On top of the hardware layer, the hypervisor layer (see Figure 1) is responsible for both sharing of hardware resource and the enforcement of mandatory access control rules based on the available hardware resources.

Figure 1: The resource management layer shared hardware resources and enforces the mandatory security policy.

The hardware resources managed by this layer contains, but is not limited to, the following list of resource types:

• CPU (process- and thread management, scheduling)
• Communication channels
• Hard- and software interrupts
• I/O ports
• Memory
• Clock
• Bus systems (PCI, LPC, ...)
• Controllers
• Persistent storage (Disk, Floppy, USB, ...)
• Trusted computing hardware
• Misc devices

Since access to hardware resources is most often highly security-critical, the resource management layer has to enforcement two elementary security properties, namely isolation and least priviledge. Therefore, appropriate managers have to be implemented such that the default behavior is not to share resources. Moreover, concurrent processes must not be able to access/use resources assigned to another process if not explicitly allowed by the owning process.

To be able to share hardware devices, device drivers are also part of the resource management layer. Since malicious code that has access to busmaster direct memory access (DMA) devices can bypass any security mechanisms, the resource management layer has to ensure that only secure values are used to invoke DMA functions.

Obviously, such a resource management layer can be realized differently. in the following we shortly discuss two different approaches - microkernel-based systems and hypervisors.

The Multi-Server Approach

Microkernels are minimalistic operating system kernels providing only elementary services like process management, inter-process communication, and memory resp. exception support. Since strategies (memory management, scheduling, device drivers, etc.) are implemented using separated user-mode processes, these components are isolated from each other. Since the operating system functionality is realized using separated processes, such systems are often called multi-server systems (cmp. Figure 2).

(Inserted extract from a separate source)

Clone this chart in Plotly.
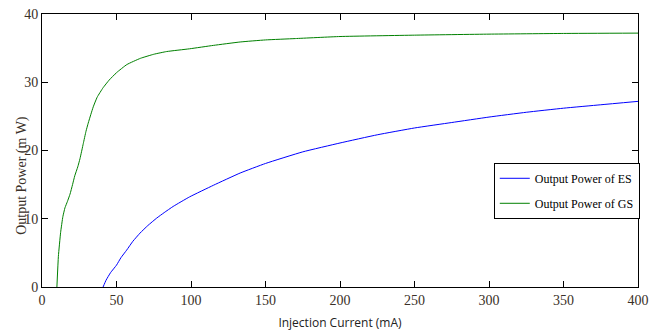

Figure 2: Realization of the resource management layer using a microkernel-based multi-server system.

One important advantage of microkernel-based systems are their small size which qualifies them as basis for leightweight computing platforms like mobile devices and embedded systems.

The Monolithic Approach

An alternative to multi-server systems are monolithic implementations of the hypervisor layer. Note that we are not talking about conventional monolithic operating systems like Linux or Microsoft Windows here, but only single-server implementations of the hypervisor layer. A common example of a single-server approach is the sHype project of IBM, or Xen developed at Cambridge. These are virtual machine monitors (VMM) virtualizing the underlying hardware including hardware devices (see Figure 3).

Figure 3: A hypervisor acts as a virtual machine monitor (VMM) executing several virtual machines (VM) in parallel.

On top of the sHype, so-called isolated virtual machines (VM) are executed in parallel. One priviledged VM contains the policy management software and the real device drivers. As you can see in Figure 3, even hybrid approaches are imaginable: A hypervisor is used to executed instances of a legacy operating system, while a more trustworthy microkernel-based system runs as the priviledged VM.

The hypervisor approach is especially important in the context of large server systems.